Zone Change Paves the Way for Winter Club Plan
A Killingworth entrepreneur has received approval from the Planning and Zoning Commission (PZC) that will enable the developer to submit plans for a restaurant/steakhouse at the site of the former Winter Club at 251 Boston Post Road, Madison. The developer sought to obtain a “text amendment” to current zoning regulations to create what is referred to as a Planned Development District (PDD) at the former Winter Club property, which would begin the process for final approval for the site to become a restaurant once again.
Despite some resident concerns that this action is a measure that will lead to unfettered development, a PDD overlay is not a wider blanket approval for any or all development submissions to the PZC, according to town planning and zoning officials. This specific PDD is for the Winter Club site only and, according to zoning officials, is an exemption to a specific property that factors in proposals that successfully demonstrate an alignment with the town’s Plan of Conservation and Development and all other zoning regulations.
Some of the confusion lies in the misunderstanding that if a PDD is approved, the action would lead to wholesale changes to zoning regulations and permitting of large-scale development in other areas. While it is correct that a “text amendment” to allow for a PDD designation would, in theory, allow other applicants to seek a PDD for other parcels under that same text change, the designation of a PDD is not an approval. It does not guarantee a developer will receive a green light for a particular project.
The property at 251 Boston Post Road is owned by Frasher Lulaj, who operates Killingworth’s La Foresta restaurant. Lulaj’s attorney, Jeff Beatty, said he is pleased that Madison officials are taking the time to review alternative zoning procedures that allow for consideration of projects such as the Winter Club proposal.
“We are very happy that the Planning and Zoning Commission approved our text amendment, and we look forward to submitting our application for a master plan at the property,” said Beatty. “We also look forward to answering any questions at the public at a public hearing to be held on our application of our master plan. At that meeting, members of the public will have the opportunity to ask questions and to speak in favor of the proposed development of the site and against the proposed development of the site. Ultimately, the Planning and Zoning Commission will decide whether or not they think what we are proposing to do is something that would benefit the community and is an appropriate way to develop that site.”

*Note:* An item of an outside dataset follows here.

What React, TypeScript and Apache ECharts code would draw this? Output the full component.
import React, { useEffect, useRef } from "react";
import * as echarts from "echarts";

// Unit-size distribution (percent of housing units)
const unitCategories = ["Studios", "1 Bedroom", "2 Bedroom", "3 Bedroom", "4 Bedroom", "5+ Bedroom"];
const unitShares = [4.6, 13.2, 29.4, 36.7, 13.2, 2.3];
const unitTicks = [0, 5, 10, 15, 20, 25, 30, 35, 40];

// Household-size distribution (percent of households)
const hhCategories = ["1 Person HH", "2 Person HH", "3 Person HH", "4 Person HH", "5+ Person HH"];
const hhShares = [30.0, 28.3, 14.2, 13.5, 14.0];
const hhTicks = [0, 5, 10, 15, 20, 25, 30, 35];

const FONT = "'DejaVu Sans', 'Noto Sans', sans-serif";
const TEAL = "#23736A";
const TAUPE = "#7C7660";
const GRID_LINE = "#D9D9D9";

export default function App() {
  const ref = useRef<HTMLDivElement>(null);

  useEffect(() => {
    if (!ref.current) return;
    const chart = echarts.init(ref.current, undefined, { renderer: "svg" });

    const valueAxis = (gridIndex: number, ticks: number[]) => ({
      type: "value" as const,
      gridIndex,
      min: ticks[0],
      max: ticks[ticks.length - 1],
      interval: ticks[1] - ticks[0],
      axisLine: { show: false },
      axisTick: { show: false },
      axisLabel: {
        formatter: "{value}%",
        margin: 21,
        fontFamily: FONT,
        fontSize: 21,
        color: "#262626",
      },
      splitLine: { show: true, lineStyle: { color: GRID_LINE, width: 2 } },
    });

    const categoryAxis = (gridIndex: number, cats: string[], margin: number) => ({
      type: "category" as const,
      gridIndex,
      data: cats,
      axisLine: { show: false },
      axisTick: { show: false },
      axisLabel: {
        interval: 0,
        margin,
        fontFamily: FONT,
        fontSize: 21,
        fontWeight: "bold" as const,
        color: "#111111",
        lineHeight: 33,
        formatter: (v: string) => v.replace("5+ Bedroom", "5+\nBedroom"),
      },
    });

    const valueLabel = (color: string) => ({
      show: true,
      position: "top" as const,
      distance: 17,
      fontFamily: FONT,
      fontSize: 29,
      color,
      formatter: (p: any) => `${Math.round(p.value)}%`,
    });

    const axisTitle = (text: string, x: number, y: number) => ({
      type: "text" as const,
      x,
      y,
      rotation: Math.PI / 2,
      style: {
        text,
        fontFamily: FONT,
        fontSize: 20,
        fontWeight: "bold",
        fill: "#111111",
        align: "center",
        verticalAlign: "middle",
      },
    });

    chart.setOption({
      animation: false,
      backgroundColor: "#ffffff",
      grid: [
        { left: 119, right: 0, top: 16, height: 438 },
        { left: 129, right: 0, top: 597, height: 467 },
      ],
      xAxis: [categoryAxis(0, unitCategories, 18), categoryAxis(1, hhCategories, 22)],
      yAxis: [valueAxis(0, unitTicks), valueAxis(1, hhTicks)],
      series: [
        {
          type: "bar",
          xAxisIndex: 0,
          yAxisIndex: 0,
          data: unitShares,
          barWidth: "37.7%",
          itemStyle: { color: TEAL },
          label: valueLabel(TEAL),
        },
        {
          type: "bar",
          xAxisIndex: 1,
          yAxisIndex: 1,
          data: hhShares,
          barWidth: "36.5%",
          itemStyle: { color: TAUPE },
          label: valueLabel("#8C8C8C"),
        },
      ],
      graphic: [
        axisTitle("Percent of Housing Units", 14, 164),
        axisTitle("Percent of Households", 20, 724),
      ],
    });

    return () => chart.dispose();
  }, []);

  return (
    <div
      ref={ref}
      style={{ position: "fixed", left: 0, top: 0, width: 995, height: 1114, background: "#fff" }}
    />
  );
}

According to Beatty, Lulaj has not yet submitted a master plan. The Winter Club proposal, and any other proposals submitted to the town under the auspices of a PDD, is mandated to follow the traditional zoning process moving forward, which includes a public hearing where any resident can provide input.

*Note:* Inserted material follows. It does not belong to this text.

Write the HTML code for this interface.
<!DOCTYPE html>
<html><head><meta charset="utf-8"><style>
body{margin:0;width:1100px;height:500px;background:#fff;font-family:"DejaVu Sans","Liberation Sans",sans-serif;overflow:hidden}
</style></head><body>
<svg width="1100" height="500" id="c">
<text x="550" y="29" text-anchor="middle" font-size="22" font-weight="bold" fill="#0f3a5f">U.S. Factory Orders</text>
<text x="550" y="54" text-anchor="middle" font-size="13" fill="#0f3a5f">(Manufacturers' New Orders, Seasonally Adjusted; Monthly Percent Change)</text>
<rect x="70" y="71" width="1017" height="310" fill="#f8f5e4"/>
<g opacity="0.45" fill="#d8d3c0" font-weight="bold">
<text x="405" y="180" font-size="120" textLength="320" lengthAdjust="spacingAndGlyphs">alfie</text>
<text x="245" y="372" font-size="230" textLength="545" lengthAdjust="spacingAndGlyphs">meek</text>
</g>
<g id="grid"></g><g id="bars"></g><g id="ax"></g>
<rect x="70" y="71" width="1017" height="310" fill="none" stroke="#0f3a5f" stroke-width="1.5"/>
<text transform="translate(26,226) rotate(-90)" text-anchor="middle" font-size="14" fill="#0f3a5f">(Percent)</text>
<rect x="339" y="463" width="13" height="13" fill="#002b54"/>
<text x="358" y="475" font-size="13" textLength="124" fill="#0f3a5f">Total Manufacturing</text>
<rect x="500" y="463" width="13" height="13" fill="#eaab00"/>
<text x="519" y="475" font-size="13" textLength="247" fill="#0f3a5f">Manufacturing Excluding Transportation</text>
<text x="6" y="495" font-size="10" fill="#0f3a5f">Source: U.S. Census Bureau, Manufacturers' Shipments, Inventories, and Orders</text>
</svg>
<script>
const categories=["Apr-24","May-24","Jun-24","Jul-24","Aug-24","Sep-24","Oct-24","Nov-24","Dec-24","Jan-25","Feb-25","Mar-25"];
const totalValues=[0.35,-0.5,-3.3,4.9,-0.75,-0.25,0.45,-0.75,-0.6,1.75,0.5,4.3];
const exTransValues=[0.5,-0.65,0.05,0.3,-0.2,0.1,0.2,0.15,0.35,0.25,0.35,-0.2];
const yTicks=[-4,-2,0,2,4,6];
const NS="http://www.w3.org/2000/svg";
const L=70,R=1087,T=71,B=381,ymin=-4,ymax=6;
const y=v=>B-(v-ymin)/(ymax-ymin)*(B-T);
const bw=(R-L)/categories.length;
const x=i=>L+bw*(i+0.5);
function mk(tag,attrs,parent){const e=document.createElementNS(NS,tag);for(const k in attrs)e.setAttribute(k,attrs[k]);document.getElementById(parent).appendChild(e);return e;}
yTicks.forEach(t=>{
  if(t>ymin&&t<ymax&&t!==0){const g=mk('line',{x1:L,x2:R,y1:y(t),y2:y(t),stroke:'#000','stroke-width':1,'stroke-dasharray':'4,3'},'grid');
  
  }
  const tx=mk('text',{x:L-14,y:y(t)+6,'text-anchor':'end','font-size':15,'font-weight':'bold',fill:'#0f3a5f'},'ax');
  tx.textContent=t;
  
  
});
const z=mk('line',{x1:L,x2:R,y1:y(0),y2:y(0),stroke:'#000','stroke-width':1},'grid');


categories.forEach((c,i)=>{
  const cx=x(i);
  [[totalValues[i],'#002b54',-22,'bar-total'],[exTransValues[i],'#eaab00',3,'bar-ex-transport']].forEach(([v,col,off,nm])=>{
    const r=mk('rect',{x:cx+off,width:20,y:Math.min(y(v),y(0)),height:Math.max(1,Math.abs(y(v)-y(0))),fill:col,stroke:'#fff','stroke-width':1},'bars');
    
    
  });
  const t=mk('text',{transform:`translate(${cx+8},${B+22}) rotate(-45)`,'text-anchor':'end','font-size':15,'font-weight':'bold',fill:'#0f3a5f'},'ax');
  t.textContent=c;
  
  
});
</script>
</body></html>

According to town officials, only four properties are currently seeking to submit applications under a text amendment PDD provision. Those include a long-planned project on two parcels located off of New Road near exit 62 of I-95, the former Winter Club restaurant’s property, and a project under consideration at Barberry Hill Farm located on Boston Post Road across from Lowrey Field.
According to Town Planner Erin Mannix and town regulations, a PDD is a very specific and narrow designation that permits an applicant to begin the application process under the auspices of the text amendment.
The existing PDD regulation states, “Planned Development Districts (PDD) are intended to provide an attractive alternative to the subdivision of land, to diversify Madison’s overall housing portfolio, to encourage open space and economic development by allowing residential, commercial or a mixture of uses in a comprehensively planned setting. The PDD requires sensitivity in design in order to achieve a development that will be complementary to adjacent land uses while advancing Madison’s planning objectives. The provisions of this Section are designed to permit modification of the strict application of the standards and provisions of these Regulations…”
According to town records, the PZC amended its regulations in 2019 to allow for the creation of these one-off, site-specific Planned Development Districts as a concept. In essence, a PDD is the result of a recognition by the PZC that there are properties in Madison that would benefit from an easing of current zoning restrictions but still allow the town to retain municipal control and oversight of project proposals to ensure that no unfettered development can occur.
One of the other potential projects seeking the same text amendment is being submitted by Branford developer Adam Greenberg for a housing development on land formerly belonging to Barberry Hill Farm. According to town records, Greenberg purchased 5.8 acres at the rear of the 17.5-acre farm from the owner for approximately $2.4 million last November. Greenberg has not submitted requests for approval for a PDD for this site, though an exemption would be required to proceed with this project, and most officials involved in zoning issues said they expect that request will be submitted soon.